Chris Squire — the co-founder of the prog rock group Yes whose bass playing moulded their unique sound — died Saturday night at his home in Arizona (June 27). In May he went public, saying that he was suffering from a rare form of leukemia. At time of death he was 67 years old.
Born Christopher Edward Russell Squire, the English-born musician who favoured a 1964 Rickenbacker bass guitar, was the only member to play on every one of Yes’s 21 studio albums, from their debut, Yes (1969), to Heaven & Earth (2014); and helped to write much of the band’s material. Squire took an early interest in church music and sang in the choir at St. Andrew’s Church in Kingsbury, north London.
After taking up the bass guitar at age sixteen, his earliest gigs were in 1964 for The Selfs, which later evolved into The Syn. In 1968, Squire formed Yes with singer Jon Anderson; he would remain the band’s sole bassist for the next 47 years.
According to Wikipedia, Squire was widely regarded as the dominant bassist among the English progressive rock bands, influencing peers and later generations of bassists with his incisive sound and elaborately contoured, melodic bass lines.
The line-up of Squire, Anderson, keyboardist Peter Banks, and drummer Bill Bruford were given a residency at the Marquee club and were chosen to be the opening act for Cream’s farewell concert at the Royal Albert Hall in December 1968.
Their big break came a year later when they signed a worldwide deal with Atlantic Records after opening for Janis Joplin at London’s Royal Albert Hall. Their debut single, “Sweetness”, and first album, Yes, were released later that year.
While many fans regard the group’s ‘70s work, such as The Yes Album (1971), Close to the Edge (1972) and Tales From Topographic Oceans (1973), as their creative pinnacle, it was 90125 – recorded after the group had split up and then reformed – that became their most commercially successful. Released in 1983, the album sold 8m copies worldwide and gave the band their only US chart-topper, with “Owner of a Lonely Heart”.
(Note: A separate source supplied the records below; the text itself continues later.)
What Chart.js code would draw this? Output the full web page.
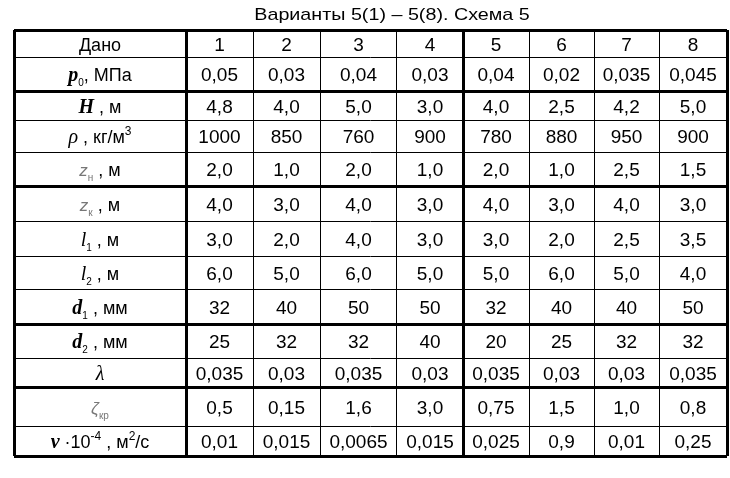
<!DOCTYPE html>
<html>
<head>
<meta charset="utf-8">
<script src="https://cdn.jsdelivr.net/npm/chart.js@4"></script>
<style>
    html, body { margin: 0; padding: 0; background: #fff; }
    canvas { display: block; }
</style>
</head>
<body>
<canvas id="tableChart" width="730" height="478"></canvas>
<script>
// Table data
const title = 'Варианты 5(1) – 5(8). Схема 5';
const headerLabel = 'Дано';
const variants = ['1', '2', '3', '4', '5', '6', '7', '8'];

const symbols = ['p', 'H', 'ρ', 'z', 'z', 'l', 'l', 'd', 'd', 'λ', 'ζ', 'ν'];
const subscripts = ['0', '', '', 'н', 'к', '1', '2', '1', '2', '', 'кр', ''];
const units = [', МПа', ' , м', ' , кг/м^{3}', ' , м', ' , м', ' , м', ' , м', ' , мм', ' , мм', '', '', ' ·10^{-4} , м^{2}/с'];

const p0 = ['0,05', '0,03', '0,04', '0,03', '0,04', '0,02', '0,035', '0,045'];
const H = ['4,8', '4,0', '5,0', '3,0', '4,0', '2,5', '4,2', '5,0'];
const rho = ['1000', '850', '760', '900', '780', '880', '950', '900'];
const zn = ['2,0', '1,0', '2,0', '1,0', '2,0', '1,0', '2,5', '1,5'];
const zk = ['4,0', '3,0', '4,0', '3,0', '4,0', '3,0', '4,0', '3,0'];
const l1 = ['3,0', '2,0', '4,0', '3,0', '3,0', '2,0', '2,5', '3,5'];
const l2 = ['6,0', '5,0', '6,0', '5,0', '5,0', '6,0', '5,0', '4,0'];
const d1 = ['32', '40', '50', '50', '32', '40', '40', '50'];
const d2 = ['25', '32', '32', '40', '20', '25', '32', '32'];
const lambda = ['0,035', '0,03', '0,035', '0,03', '0,035', '0,03', '0,03', '0,035'];
const zeta = ['0,5', '0,15', '1,6', '3,0', '0,75', '1,5', '1,0', '0,8'];
const nu = ['0,01', '0,015', '0,0065', '0,015', '0,025', '0,9', '0,01', '0,25'];

const rows = [p0, H, rho, zn, zk, l1, l2, d1, d2, lambda, zeta, nu];

// Layout (scale units = px inside the table)
const colEdges = [0, 172, 239, 306, 383, 449, 515, 580, 645, 713];
const rowEdges = [0, 27, 61, 90, 122, 156, 191, 226, 259, 294, 328, 357, 396, 426];
const thickCols = [0, 1, 5, 9];
const thickRows = [0, 2, 5, 9, 11, 13];

const SANS = '"Liberation Sans", Arial, sans-serif';
const SERIF = '"Liberation Serif", "Times New Roman", serif';

function symbolStyle(sym) {
    if ('pHdν'.includes(sym)) return { font: 'bold italic 20px ' + SERIF, color: '#000' };
    if ('zζ'.includes(sym)) return { font: 'italic 17px ' + SANS, color: '#777' };
    return { font: 'italic 20px ' + SERIF, color: '#000' };
}

function labelRuns(i) {
    const st = symbolStyle(symbols[i]);
    const runs = [{ text: symbols[i], font: st.font, color: st.color, dy: 0 }];
    if (subscripts[i]) {
        runs.push({ text: subscripts[i], font: '10px ' + SANS, color: st.color, dy: 5 });
    }
    // split units into normal and ^{superscript} pieces
    const parts = units[i].split(/(\^\{[^}]*\})/);
    parts.forEach(part => {
        if (!part) return;
        const m = part.match(/^\^\{([^}]*)\}$/);
        if (m) {
            runs.push({ text: m[1], font: '12px ' + SANS, color: '#000', dy: -8 });
        } else {
            runs.push({ text: part, font: '18px ' + SANS, color: '#000', dy: 0 });
        }
    });
    return runs;
}

function drawRuns(ctx, runs, cx, baseline) {
    let total = 0;
    runs.forEach(r => {
        ctx.font = r.font;
        r.w = ctx.measureText(r.text).width;
        total += r.w;
    });
    let x = cx - total / 2;
    runs.forEach(r => {
        ctx.font = r.font;
        ctx.fillStyle = r.color;
        ctx.fillText(r.text, x, baseline + r.dy);
        x += r.w;
    });
}

// Plugin that writes the cell texts at positions taken from the scales
const tableText = {
    id: 'tableText',
    afterDraw(chart) {
        const { ctx, scales: { x, y } } = chart;
        const colMid = c => x.getPixelForValue((colEdges[c] + colEdges[c + 1]) / 2);
        const rowMid = r => y.getPixelForValue((rowEdges[r] + rowEdges[r + 1]) / 2);

        ctx.save();
        ctx.textAlign = 'left';
        ctx.textBaseline = 'alphabetic';

        // title, slightly widened like the scanned original
        ctx.save();
        ctx.font = '17px ' + SANS;
        ctx.fillStyle = '#000';
        const stretch = 1.16;
        const tw = ctx.measureText(title).width * stretch;
        ctx.translate(392 - tw / 2, 20);
        ctx.scale(stretch, 1);
        ctx.fillText(title, 0, 0);
        ctx.restore();

        // header row
        drawRuns(ctx, [{ text: headerLabel, font: '18px ' + SANS, color: '#000', dy: 0 }], colMid(0), rowMid(0) + 7);
        variants.forEach((v, c) => {
            drawRuns(ctx, [{ text: v, font: '19px ' + SANS, color: '#000', dy: 0 }], colMid(c + 1), rowMid(0) + 7);
        });

        // body rows
        rows.forEach((vals, r) => {
            const base = rowMid(r + 1) + 7;
            drawRuns(ctx, labelRuns(r), colMid(0), base);
            vals.forEach((v, c) => {
                drawRuns(ctx, [{ text: v, font: '19px ' + SANS, color: '#000', dy: 0 }], colMid(c + 1), base);
            });
        });
        ctx.restore();
    }
};

const ctx = document.getElementById('tableChart').getContext('2d');
new Chart(ctx, {
    type: 'scatter',
    data: {
        datasets: [{
            data: [],
            pointRadius: 0
        }]
    },
    options: {
        responsive: false,
        animation: false,
        devicePixelRatio: 1,
        layout: {
            padding: { left: 14, right: 3, top: 30, bottom: 22 }
        },
        plugins: {
            legend: { display: false },
            tooltip: { enabled: false },
            title: { display: false }
        },
        scales: {
            x: {
                type: 'linear',
                min: colEdges[0],
                max: colEdges[colEdges.length - 1],
                afterBuildTicks: axis => {
                    axis.ticks = colEdges.map(v => ({ value: v }));
                },
                ticks: { display: false },
                border: { display: false },
                grid: {
                    color: '#000',
                    drawTicks: false,
                    lineWidth: c => thickCols.includes(c.index) ? 3 : 1
                }
            },
            y: {
                type: 'linear',
                reverse: true,
                min: rowEdges[0],
                max: rowEdges[rowEdges.length - 1],
                afterBuildTicks: axis => {
                    axis.ticks = rowEdges.map(v => ({ value: v }));
                },
                ticks: { display: false },
                border: { display: false },
                grid: {
                    color: '#000',
                    drawTicks: false,
                    lineWidth: c => thickRows.includes(c.index) ? 3 : 1
                }
            }
        }
    },
    plugins: [tableText]
});
</script>
</body>
</html>
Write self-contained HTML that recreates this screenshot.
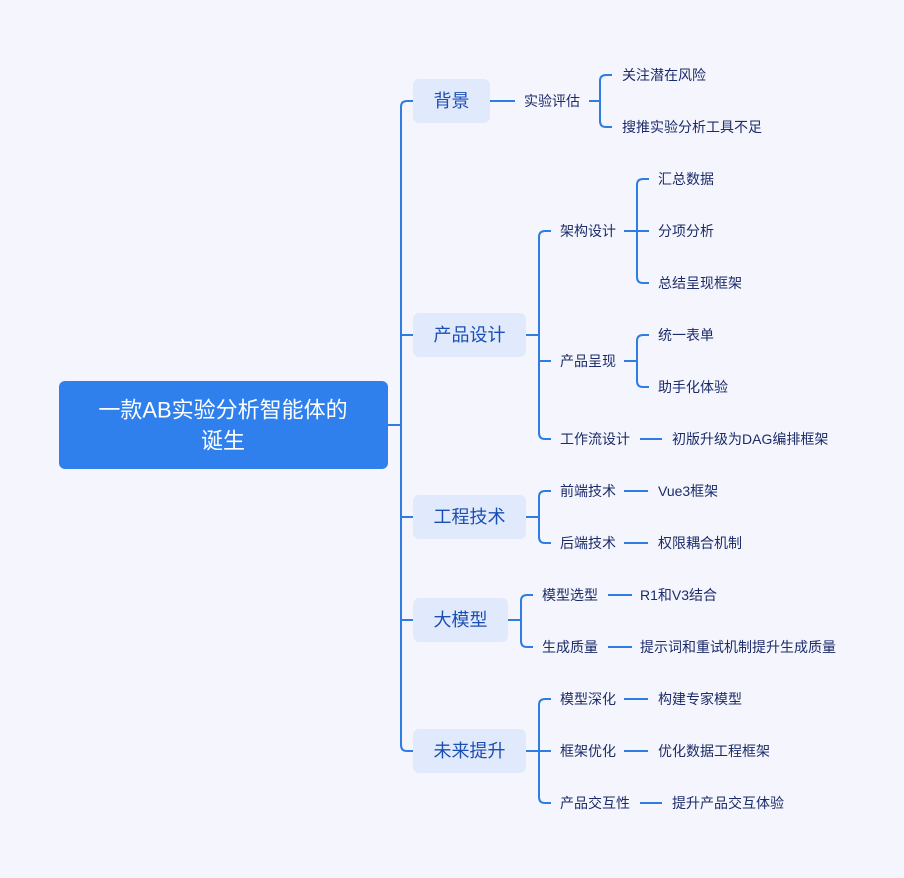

Current Yes keyboardist Geoffrey Downes tweeted: “Utterly devastated beyond words to have to report the sad news of the passing of my dear friend, bandmate and inspiration Chris Squire.”
In May 2015, Squire announced a hiatus from Yes after he was diagnosed with acute erythroid leukemia. The band’s first show of their tour with Toto on August 7 will mark the first Yes concert performed without Squire. From 1991 to 2000, Rickenbacker produced a limited edition signature model bass in his name, the 4001CS. Squire released two solo albums, Fish Out of Water (1975) and Chris Squire’s Swiss Choir (2007).